My weight came down.  I got my blood pressure under control.  I didn’t have to go to the Big and Tall section of the store to buy clothes anymore.  These were tremendous benefits.

Then, I started getting into trail races.  You must understand that for me, “racing” is an overstatement, unless starting out slowly and then slowing down more counts as a strategy.  But I found that there are a couple of things that I really enjoy about this.  The first is adventure.  You never know what surprises a day out in the woods is going to bring forth.  To me, that’s a positive.  The second is perseverance.  Ninety percent of this sport is perseverance.  Keeping on.  Not giving up.  Showing up every day.  Setting realistic goals and trying to achieve them.

So that’s why you’ll see me out and about, slogging it out in the noonday sun.


Back to the Gym

I woke up this morning feeling like I had a Ford F-350 truck on top of my chest.  I thought to myself, “how did that happen?”  Then I remembered, “I went back to the gym yesterday.”

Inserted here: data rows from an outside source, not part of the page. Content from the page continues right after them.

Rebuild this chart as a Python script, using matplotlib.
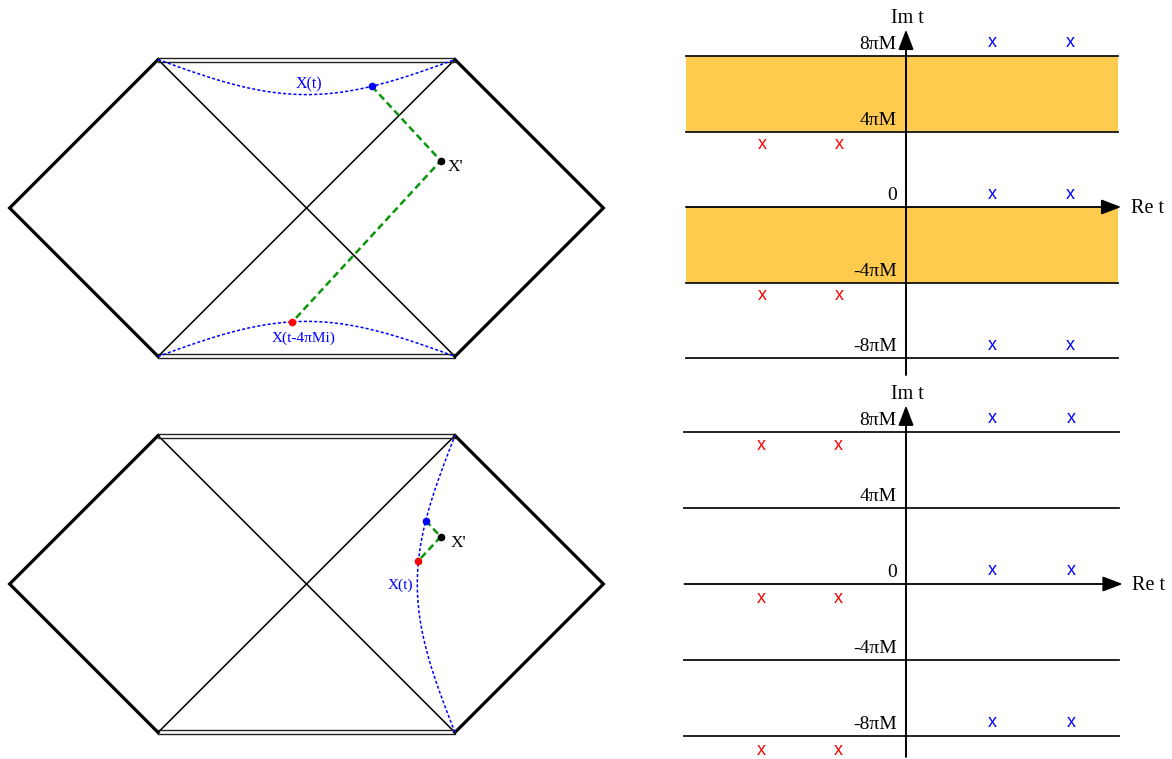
import numpy as np
import matplotlib
matplotlib.use("Agg")
import matplotlib.pyplot as plt

# Penrose diagrams: X, T with singularity at T = +-pi/2
interior_sqrt_c = 0.684      # constant-r surface behind the horizon (UV = c)
exterior_sqrt_c = 0.664      # constant-r surface outside (UV = -c)
x_prime = (1.42, 0.50)       # (X, T) of x'
top_blue_tau = 0.80          # X(t)
top_red_tau = -0.16          # X(t-4piMi)
low_blue_tau = 0.78
low_red_tau = 0.27

# complex t plane, Im t in units of pi*M
im_levels = [8, 4, 0, -4, -8]
im_labels = ["8πM", "4πM", "0", "-4πM", "-8πM"]
shaded_bands = [(4, 8), (-4, 0)]
blue_re = [4.56, 8.69]
red_re = [-7.63, -3.55]
top_blue_im = [8.74, 0.69, -7.31]
top_red_im = [3.31, -4.69]
low_blue_im = [8.74, 0.69, -7.31]
low_red_im = [7.31, -0.74, -8.74]
re_extent = (-11.66, 11.23)

W, H = 1172, 759
SERIF = "Liberation Serif"
BLUE = "#0000ff"
GREEN = "#0a960a"
ORANGE = "#fecb4e"


def add_panel(fig, cx, cy, s, xlim, ylim):
    """axes whose data origin sits at pixel (cx, cy), s pixels per unit"""
    x0 = cx + s * xlim[0]
    x1 = cx + s * xlim[1]
    ytop = cy - s * ylim[1]
    ybot = cy - s * ylim[0]
    ax = fig.add_axes([x0 / W, 1 - ybot / H, (x1 - x0) / W, (ybot - ytop) / H])
    ax.set_xlim(xlim)
    ax.set_ylim(ylim)
    ax.axis("off")
    return ax


def interior_curve(sc, tau, sign=1):
    p = np.arctan(sc * np.exp(tau))
    q = np.arctan(sc * np.exp(-tau))
    return p - q, sign * (p + q)


def exterior_curve(sc, tau):
    p = np.arctan(sc * np.exp(tau))
    q = -np.arctan(sc * np.exp(-tau))
    return p - q, p + q


def draw_penrose(ax):
    h = np.pi / 2
    ax.plot([-h, -np.pi, -h], [h, 0, -h], color="black", lw=2.3, solid_joinstyle="miter")
    ax.plot([h, np.pi, h], [h, 0, -h], color="black", lw=2.3, solid_joinstyle="miter")
    ax.plot([-h, h], [-h, h], color="black", lw=1.1)
    ax.plot([-h, h], [h, -h], color="black", lw=1.1)
    d = 2.0 / 94.5
    for t in (h, -h):
        for off in (-d, d):
            ax.plot([-h, h], [t + off, t + off], color="#222222", lw=1.0)


tau = np.linspace(-9, 9, 800)
fig = plt.figure(figsize=(W / 100, H / 100), dpi=100)

# ---- top Penrose diagram
ax = add_panel(fig, 306.5, 208, 94.5, (-3.3, 3.3), (-1.8, 1.8))
draw_penrose(ax)
cx, ct = interior_curve(interior_sqrt_c, tau)
ax.plot(cx, ct, color=BLUE, lw=1.1, ls=(0, (2, 1.4)))
ax.plot(cx, -ct, color=BLUE, lw=1.1, ls=(0, (2, 1.4)))
bx, bt = interior_curve(interior_sqrt_c, top_blue_tau)
rx, rt = interior_curve(interior_sqrt_c, top_red_tau, sign=-1)
ax.plot([bx, x_prime[0], rx], [bt, x_prime[1], rt], color=GREEN, lw=1.8, ls=(0, (2.8, 1.6)))
ax.plot(bx, bt, "o", color=BLUE, ms=4.5)
ax.plot(rx, rt, "o", color="red", ms=4.5)
ax.plot(*x_prime, "o", color="black", ms=4.5)
ax.text(0.026, 1.312, "X(t)", color=BLUE, family=SERIF, fontsize=11.5, ha="center", va="center")
ax.text(-0.026, -1.376, "X(t-4πMi)", color=BLUE, family=SERIF, fontsize=11, ha="center", va="center")
ax.text(1.49, 0.434, "X'", color="black", family=SERIF, fontsize=12.5, ha="left", va="center")

# ---- lower Penrose diagram
ax = add_panel(fig, 306.5, 584, 94.5, (-3.3, 3.3), (-1.8, 1.8))
draw_penrose(ax)
cx, ct = exterior_curve(exterior_sqrt_c, tau)
ax.plot(cx, ct, color=BLUE, lw=1.1, ls=(0, (2, 1.4)))
bx, bt = exterior_curve(exterior_sqrt_c, low_blue_tau)
rx, rt = exterior_curve(exterior_sqrt_c, low_red_tau)
ax.plot([bx, x_prime[0], rx], [bt, x_prime[1], rt], color=GREEN, lw=1.8, ls=(0, (2.8, 1.6)))
ax.plot(bx, bt, "o", color=BLUE, ms=4.5)
ax.plot(rx, rt, "o", color="red", ms=4.5)
ax.plot(*x_prime, "o", color="black", ms=4.5)
ax.text(0.99, -0.011, "X(t)", color=BLUE, family=SERIF, fontsize=11, ha="center", va="center")
ax.text(1.52, 0.434, "X'", color="black", family=SERIF, fontsize=12.5, ha="left", va="center")


# ---- complex t planes
def draw_tplane(ax, bands, blue_im, red_im, axis_bottom, s):
    for lo, hi in bands:
        ax.fill_between(list(re_extent), lo, hi, color=ORANGE, lw=0)
    for lev, lab in zip(im_levels, im_labels):
        if lev != 0:
            ax.plot(list(re_extent), [lev, lev], color="#111111", lw=1.3)
        ax.text(-0.5, lev + 0.35, lab, family=SERIF, fontsize=14, ha="right", va="baseline")
    head = "-|>,head_length=1.1,head_width=0.42"
    ax.annotate("", xy=(11.4, 0), xytext=(re_extent[0], 0),
                arrowprops=dict(arrowstyle=head, mutation_scale=11, lw=1.3,
                                color="black", shrinkA=0, shrinkB=0))
    ax.annotate("", xy=(0, 9.4), xytext=(0, axis_bottom),
                arrowprops=dict(arrowstyle=head, mutation_scale=11, lw=1.4,
                                color="black", shrinkA=0, shrinkB=0))
    ax.text(11.9, -0.32, "Re t", family=SERIF, fontsize=14.5, ha="left", va="baseline")
    ax.text(0.05, 9.74, "Im t", family=SERIF, fontsize=14.5, ha="center", va="baseline")
    # poles drawn as the letter x, baseline about half an x-height below the centre
    drop = 4.6 / s
    for re in blue_re:
        for im in blue_im:
            ax.text(re, im - drop, "x", color=BLUE, family="Liberation Sans",
                    fontsize=13, ha="center", va="baseline")
    for re in red_re:
        for im in red_im:
            ax.text(re, im - drop, "x", color="red", family="Liberation Sans",
                    fontsize=13, ha="center", va="baseline")


ax = add_panel(fig, 906, 207, 18.875, (-12.5, 14), (-10.5, 11))
draw_tplane(ax, shaded_bands, top_blue_im, top_red_im, -8.9, 18.875)

ax = add_panel(fig, 906, 584, 19.0, (-12.5, 14), (-9.8, 11))
draw_tplane(ax, [], low_blue_im, low_red_im, -9.1, 19.0)

fig.savefig("out.png", dpi=100)
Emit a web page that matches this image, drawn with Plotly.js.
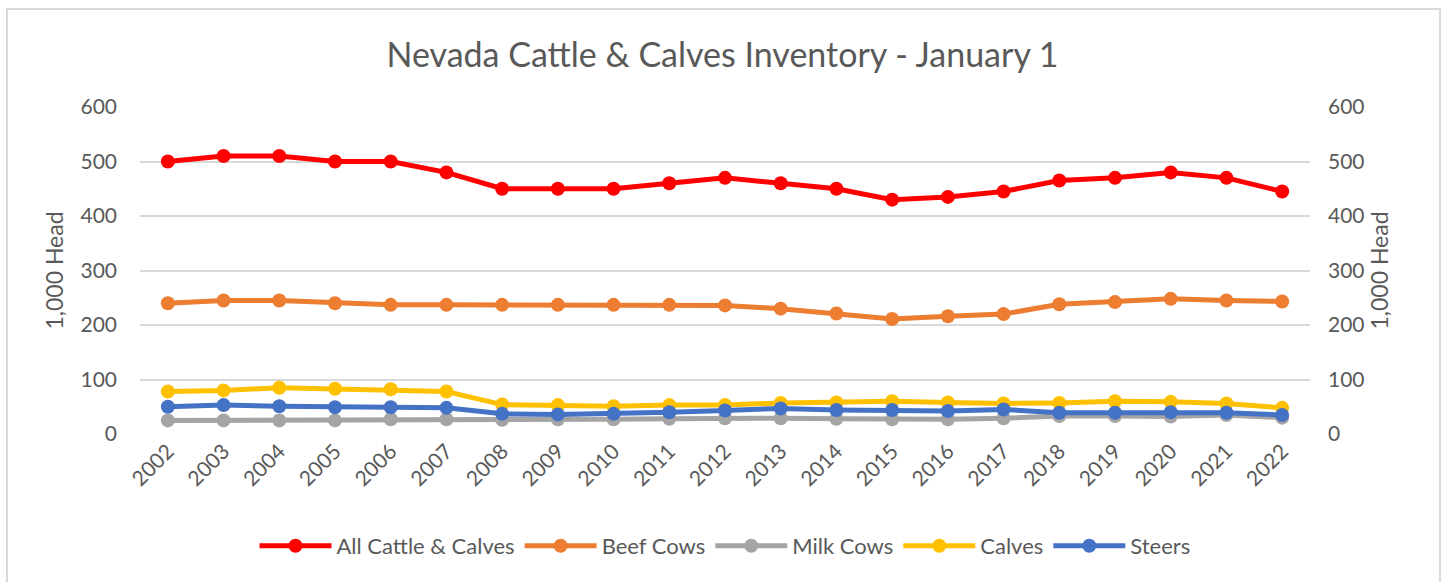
<!DOCTYPE html>
<html>
<head>
<meta charset="utf-8">
<script src="https://cdn.plot.ly/plotly-3.0.1.min.js"></script>
<style>
  html, body { margin: 0; padding: 0; background: #fff; overflow: hidden; }
  #chart { width: 1445px; height: 582px; }
  #frame { position: absolute; left: 6px; top: 8px; width: 1435px; height: 600px;
           border: 2px solid #d9d9d9; pointer-events: none; box-sizing: border-box; }
</style>
</head>
<body>
<div id="chart"></div>
<div id="frame"></div>
<script>
const years = ['2002','2003','2004','2005','2006','2007','2008','2009','2010','2011','2012',
               '2013','2014','2015','2016','2017','2018','2019','2020','2021','2022'];
const allCattle = [500,510,510,500,500,480,450,450,450,460,470,460,450,430,435,445,465,470,480,470,445];
const beefCows  = [240,245,245,240,237,237,237,237,237,237,236,230,221,211,216,220,238,242,248,245,243];
const milkCows  = [25,25,25,25,27,27,26,27,27,28,29,29,28,27,27,29,33,33,32,35,30];
const calves    = [78,80,85,83,82,78,54,53,51,53,53,57,58,60,58,56,57,60,59,56,48];
const steers    = [50,53,51,49,49,48,37,36,37,40,43,47,44,44,42,45,39,39,40,39,35];
const yTicks    = [0,100,200,300,400,500,600];

const names  = ['All Cattle & Calves','Beef Cows','Milk Cows','Calves','Steers'];
const series = [allCattle, beefCows, milkCows, calves, steers];
const colors = ['#FF0000','#ED7D31','#A5A5A5','#FFC000','#4472C4'];

const traces = series.map((vals, i) => ({
  x: years, y: vals, name: names[i], type: 'scatter', mode: 'lines+markers',
  line: { color: colors[i], width: 5 },
  marker: { color: colors[i], size: 14 },
  hoverinfo: 'x+y+name'
}));
// invisible trace to drive right axis
traces.push({ x: years, y: allCattle, yaxis: 'y2', type: 'scatter', mode: 'lines',
  line: { width: 0, color: 'rgba(0,0,0,0)' }, showlegend: false, hoverinfo: 'skip' });

const font = 'Lato, "Open Sans", sans-serif';
const txt = '#595959';
const layout = {
  width: 1445, height: 582,
  margin: { l: 140, r: 135, t: 107, b: 148 },
  paper_bgcolor: '#fff', plot_bgcolor: '#fff',
  font: { family: font, color: txt, size: 21 },
  title: { text: 'Nevada Cattle & Calves Inventory - January 1', font: { family: font, size: 34, color: txt },
           x: 0.5, xanchor: 'center', y: 0.905, yanchor: 'middle' },
  xaxis: { type: 'category', range: [-0.5, 20.5], tickangle: -45, showgrid: false, zeroline: false, showline: false,
           ticks: '', tickfont: { size: 21, color: txt }, automargin: false },
  yaxis: { range: [0, 600], tickvals: yTicks, ticktext: yTicks.map(String), showgrid: true,
           gridcolor: '#d9d9d9', gridwidth: 1.5, zeroline: false, showline: false, ticks: '',
           ticklabelstandoff: 22, tickfont: { size: 21, color: txt },
           title: { text: '1,000 Head', font: { size: 23, color: txt }, standoff: 10 }, automargin: false },
  yaxis2: { range: [0, 600], tickvals: yTicks, ticktext: yTicks.map(String), overlaying: 'y', side: 'right',
            showgrid: false, zeroline: false, showline: false, ticks: '', ticklabelstandoff: 17,
            tickfont: { size: 21, color: txt },
            title: { text: '1,000 Head', font: { size: 23, color: txt }, standoff: 4 }, automargin: false },
  legend: { orientation: 'h', x: 0.5, xanchor: 'center', y: -0.3425, yanchor: 'middle',
            font: { size: 22, color: txt }, itemwidth: 72, tracegroupgap: 0 },
  showlegend: true
};
Plotly.newPlot('chart', traces, layout, { displayModeBar: false });
</script>
</body>
</html>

As you have guessed, I haven’t been to the gym in a while.  Matter of fact, I haven’t been all summer.  I wouldn’t exactly say I’ve been sedentary.  But I’ll have to give the rundown on my “athletic pursuits” another day.

I wouldn’t call myself a natural athlete.  I don’t feel athletic at all.  My oldest son has described me as “bookish.”  I’m not sure if that’s good or not, but as the football coaches say, “it is what it is.”  Whatever that means.  But several years ago, I read a book called Younger Next Year.  One piece of advice that stuck with me was that if you are over fifty, you need to do some strength training.  So I read that book, filed that information away in the corners of my mind, and promptly went out and got a job that just about killed me.

Fast-forward to last year.  I’m starting to notice that I’m getting saggy.  It occurs to me that I probably shouldn’t take off my shirt in public.  Living in a beach community, this realization seems as though it could affect my quality of life.  I’m even beginning to think of searching Amazon to see if there is such a thing as a man-bra.  So, I had to do something.

I found this gym near my house that used to be a racquetball facility back when racquetball was cool.  They kept the racquetball layout and distributed the fitness equipment throughout the gym.  So this means that you can pretty much get your own room to work out in.  No muscleheads glaring down at you in contempt.  No hotties to make you feel like a beached whale.  And no crowds.  You just go in, get it done, and get out.  Which is about the only way I would ever go to a gym.

So, I’m still debating about whether to take the shirt off in public, but at least I’m not mortified by the thought of it anymore.